=== Supplied material ===

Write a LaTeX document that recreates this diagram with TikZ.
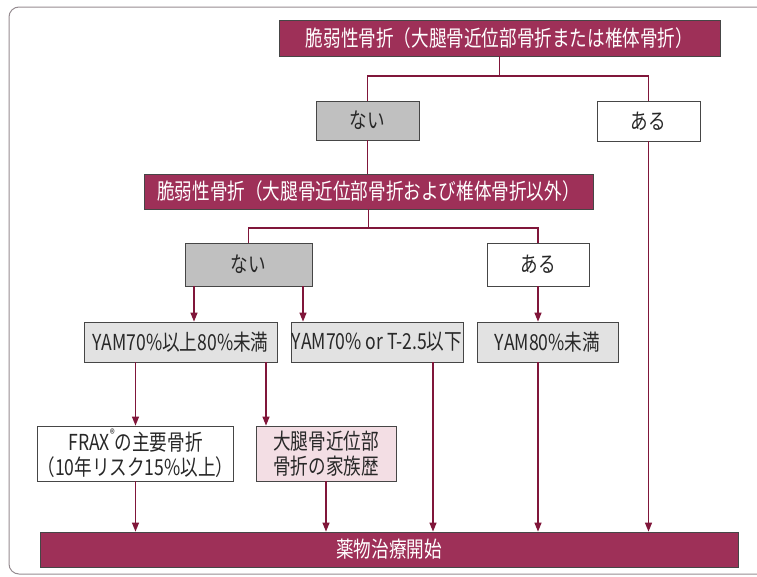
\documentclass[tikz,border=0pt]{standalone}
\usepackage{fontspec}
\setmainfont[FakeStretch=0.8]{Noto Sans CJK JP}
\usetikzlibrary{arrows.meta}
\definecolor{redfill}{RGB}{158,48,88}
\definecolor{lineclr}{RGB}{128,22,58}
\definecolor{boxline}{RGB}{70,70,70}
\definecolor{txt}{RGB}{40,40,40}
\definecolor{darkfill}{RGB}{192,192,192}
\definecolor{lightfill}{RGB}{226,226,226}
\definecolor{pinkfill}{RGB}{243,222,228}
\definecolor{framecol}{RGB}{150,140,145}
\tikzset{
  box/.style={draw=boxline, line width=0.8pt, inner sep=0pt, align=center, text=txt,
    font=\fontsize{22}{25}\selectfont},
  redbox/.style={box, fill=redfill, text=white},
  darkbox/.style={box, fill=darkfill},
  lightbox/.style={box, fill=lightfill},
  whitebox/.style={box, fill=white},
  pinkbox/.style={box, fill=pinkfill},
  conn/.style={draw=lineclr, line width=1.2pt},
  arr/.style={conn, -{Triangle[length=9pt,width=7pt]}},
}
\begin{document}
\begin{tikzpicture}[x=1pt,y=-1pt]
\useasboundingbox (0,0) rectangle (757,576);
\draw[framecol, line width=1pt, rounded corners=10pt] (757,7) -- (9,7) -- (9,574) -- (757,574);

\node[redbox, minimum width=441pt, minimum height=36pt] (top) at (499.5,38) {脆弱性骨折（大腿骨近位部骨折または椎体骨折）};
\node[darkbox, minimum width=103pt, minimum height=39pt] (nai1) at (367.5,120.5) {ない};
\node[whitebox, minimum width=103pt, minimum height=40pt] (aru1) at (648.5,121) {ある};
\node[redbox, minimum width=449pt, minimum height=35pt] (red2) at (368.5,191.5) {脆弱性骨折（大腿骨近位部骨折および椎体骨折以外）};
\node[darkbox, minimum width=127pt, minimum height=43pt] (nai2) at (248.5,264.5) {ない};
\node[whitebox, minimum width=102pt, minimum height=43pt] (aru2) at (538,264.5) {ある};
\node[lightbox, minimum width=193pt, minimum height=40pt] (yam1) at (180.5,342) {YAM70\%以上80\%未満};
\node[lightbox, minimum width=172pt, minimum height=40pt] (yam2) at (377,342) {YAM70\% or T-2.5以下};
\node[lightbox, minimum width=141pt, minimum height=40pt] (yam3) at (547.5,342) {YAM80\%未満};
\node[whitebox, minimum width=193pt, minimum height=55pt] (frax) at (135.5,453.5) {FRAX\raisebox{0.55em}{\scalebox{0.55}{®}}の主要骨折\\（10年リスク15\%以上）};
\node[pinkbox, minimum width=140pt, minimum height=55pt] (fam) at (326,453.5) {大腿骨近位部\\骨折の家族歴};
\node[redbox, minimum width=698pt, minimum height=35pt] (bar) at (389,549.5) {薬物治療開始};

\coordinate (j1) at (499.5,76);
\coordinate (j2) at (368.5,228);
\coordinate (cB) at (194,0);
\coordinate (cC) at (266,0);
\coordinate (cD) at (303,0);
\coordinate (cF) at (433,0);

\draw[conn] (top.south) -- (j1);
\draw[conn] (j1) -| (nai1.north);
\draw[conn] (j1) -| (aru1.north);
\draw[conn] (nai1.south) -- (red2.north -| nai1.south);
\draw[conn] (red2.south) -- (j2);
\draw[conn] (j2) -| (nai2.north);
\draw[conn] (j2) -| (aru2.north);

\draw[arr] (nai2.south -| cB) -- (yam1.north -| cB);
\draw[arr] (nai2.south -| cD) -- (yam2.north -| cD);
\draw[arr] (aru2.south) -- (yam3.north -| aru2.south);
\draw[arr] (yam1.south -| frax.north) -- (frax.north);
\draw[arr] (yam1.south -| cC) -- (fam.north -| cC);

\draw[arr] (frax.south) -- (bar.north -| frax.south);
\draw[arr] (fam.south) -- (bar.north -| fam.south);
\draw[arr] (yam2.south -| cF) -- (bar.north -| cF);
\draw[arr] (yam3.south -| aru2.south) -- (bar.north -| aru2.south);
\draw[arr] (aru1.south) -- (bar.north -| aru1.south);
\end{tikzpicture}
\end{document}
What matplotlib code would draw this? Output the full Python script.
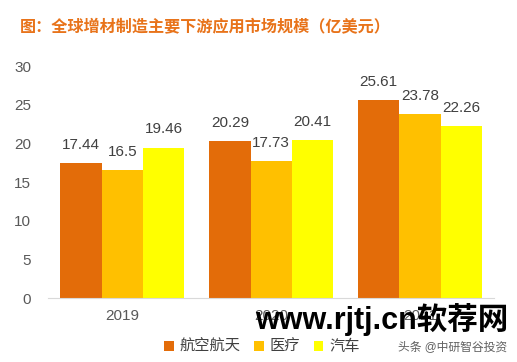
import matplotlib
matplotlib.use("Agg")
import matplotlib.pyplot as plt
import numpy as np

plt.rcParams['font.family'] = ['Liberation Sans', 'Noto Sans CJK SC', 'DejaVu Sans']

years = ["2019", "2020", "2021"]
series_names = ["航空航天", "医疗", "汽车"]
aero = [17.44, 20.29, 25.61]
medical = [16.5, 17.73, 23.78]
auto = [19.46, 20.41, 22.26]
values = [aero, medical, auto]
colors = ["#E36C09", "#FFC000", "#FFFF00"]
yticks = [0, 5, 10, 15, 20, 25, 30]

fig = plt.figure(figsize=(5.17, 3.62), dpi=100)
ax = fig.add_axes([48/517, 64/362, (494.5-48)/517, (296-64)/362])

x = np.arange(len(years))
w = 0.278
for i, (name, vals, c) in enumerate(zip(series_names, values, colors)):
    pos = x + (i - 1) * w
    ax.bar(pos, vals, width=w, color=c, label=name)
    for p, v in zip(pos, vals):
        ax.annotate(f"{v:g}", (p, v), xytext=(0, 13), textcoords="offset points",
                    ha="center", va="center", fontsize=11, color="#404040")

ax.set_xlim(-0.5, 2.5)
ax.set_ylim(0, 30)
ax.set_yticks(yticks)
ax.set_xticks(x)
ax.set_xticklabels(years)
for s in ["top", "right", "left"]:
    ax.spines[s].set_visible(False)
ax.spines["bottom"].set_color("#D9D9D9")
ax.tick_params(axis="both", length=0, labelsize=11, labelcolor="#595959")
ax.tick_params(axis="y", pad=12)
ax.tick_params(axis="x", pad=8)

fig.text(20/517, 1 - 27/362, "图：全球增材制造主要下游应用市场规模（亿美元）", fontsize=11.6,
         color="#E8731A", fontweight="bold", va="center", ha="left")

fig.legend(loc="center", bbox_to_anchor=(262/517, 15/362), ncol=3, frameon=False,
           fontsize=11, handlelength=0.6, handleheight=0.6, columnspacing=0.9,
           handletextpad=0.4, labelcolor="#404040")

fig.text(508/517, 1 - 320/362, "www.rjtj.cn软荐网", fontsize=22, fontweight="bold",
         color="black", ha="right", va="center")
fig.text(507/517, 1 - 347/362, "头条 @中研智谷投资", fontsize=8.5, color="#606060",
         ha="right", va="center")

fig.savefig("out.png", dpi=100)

===

Task directions
Pictures in the material above should be skipped; print exactly the lines from the one with "What matplotlib code" through the one with "64/362, (494.5-48)/517, (296-64)/362])".

Output of the exercise
What matplotlib code would draw this? Output the full Python script.
import matplotlib
matplotlib.use("Agg")
import matplotlib.pyplot as plt
import numpy as np

plt.rcParams['font.family'] = ['Liberation Sans', 'Noto Sans CJK SC', 'DejaVu Sans']

years = ["2019", "2020", "2021"]
series_names = ["航空航天", "医疗", "汽车"]
aero = [17.44, 20.29, 25.61]
medical = [16.5, 17.73, 23.78]
auto = [19.46, 20.41, 22.26]
values = [aero, medical, auto]
colors = ["#E36C09", "#FFC000", "#FFFF00"]
yticks = [0, 5, 10, 15, 20, 25, 30]

fig = plt.figure(figsize=(5.17, 3.62), dpi=100)
ax = fig.add_axes([48/517, 64/362, (494.5-48)/517, (296-64)/362])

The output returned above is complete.